Politik lantas dipagari bagaikan belantara yang mahal. Kaum kapitalis bonafit dan mapan berekspansi ke medan politik dan menempatkan politik sebagai zona bergengsi demi popularitas (statusoriented). Organisasi politik, instrumen demokrasi, kampanye dan perjuangan untuk merebut  kursi dan jabatan publik menagih biaya besar dan hanya bisa dijejaki kalangan berduit. Tak sedikit yang melakukan korupsi atau membiarkan diri dikorupsi. Jika tampuk dan jabatan telah diraih, yang digencarkan adalah kiat menutup lubang, memperkaya diri, balas budi dan melunasi kredit moril.
Prinsip representasi yang diyakini Rousseau sanggup mengejawantahkan kehendak umum, malah berujung pada pemuasan nafsu segelintir awak politik. Media massa sebagai kekuatan politik keempat (publikatif) dibendung ruang gerak kritisnya, karena dikendalikan kaum bermodal. Dengan kapitalnya, kelas politikus-kapitalis menggunakan media sebagai instrumen efektif untuk melestarikan hegemoni dan memuluskan kepentingannya.
Gagasan civil society (masyarakat madani) yang dikibarkan dekade silam memasuki musim kemarau. Rakyat diasingkan dari arena pengambilan keputusan. Antara yang memerintah dan diperintah terdapat ngarai yang dalam. Dalam jargon Winston Churchill, demokrasi tak lain dari bentuk kekuasaan terburuk yang kita miliki, namun tak ada yang lebih baik daripadanya saat ini.
Bagi Hardt dan Negri, yang sanggup memahami dan merealisasikan demokrasi secara tulen  hanyalah Multitude: Orang banyak (bukan massa); multiplisitas atau keragaman sosial yang bebas, dicerahkan dan inklusif.
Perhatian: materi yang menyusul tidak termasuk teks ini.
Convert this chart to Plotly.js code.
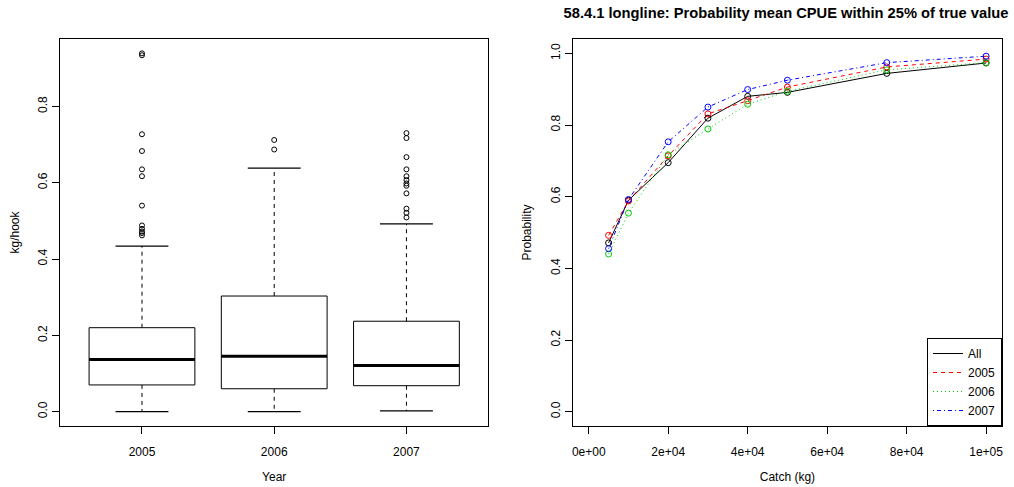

Tanpa mengeliminasi kemajemukan, mereka menggalang interaksi, komunikasi (network power) dan tindakan bersama. Mereka dirangkai oleh keprihatinan, prospektif dan perspektif serta tujuan bersama. Multitude berkontribusi dalam melahirkan perlawanan, pemberontakan, reformasi dan revolusi.
Aktivis yang diculik 1998 dan hingga kini tidak diketahui di mana rimbanya, Widji Thukul mewariskan satu-satunya tablet mujarab terhadap kemandegan demokrasi yakni LAWAN. Siapa yang tidak melawan, ia hidup tidak benar Penyair Jerman, Bertolt Brecht menandaskan: “Wer kaempft, kann verlieren. Wer nicht kaempft., hat schon verloren“ (Siapa yang berjuang, ia bisa kalah. Siapa yang tidak berjuang, ia sudah kalah).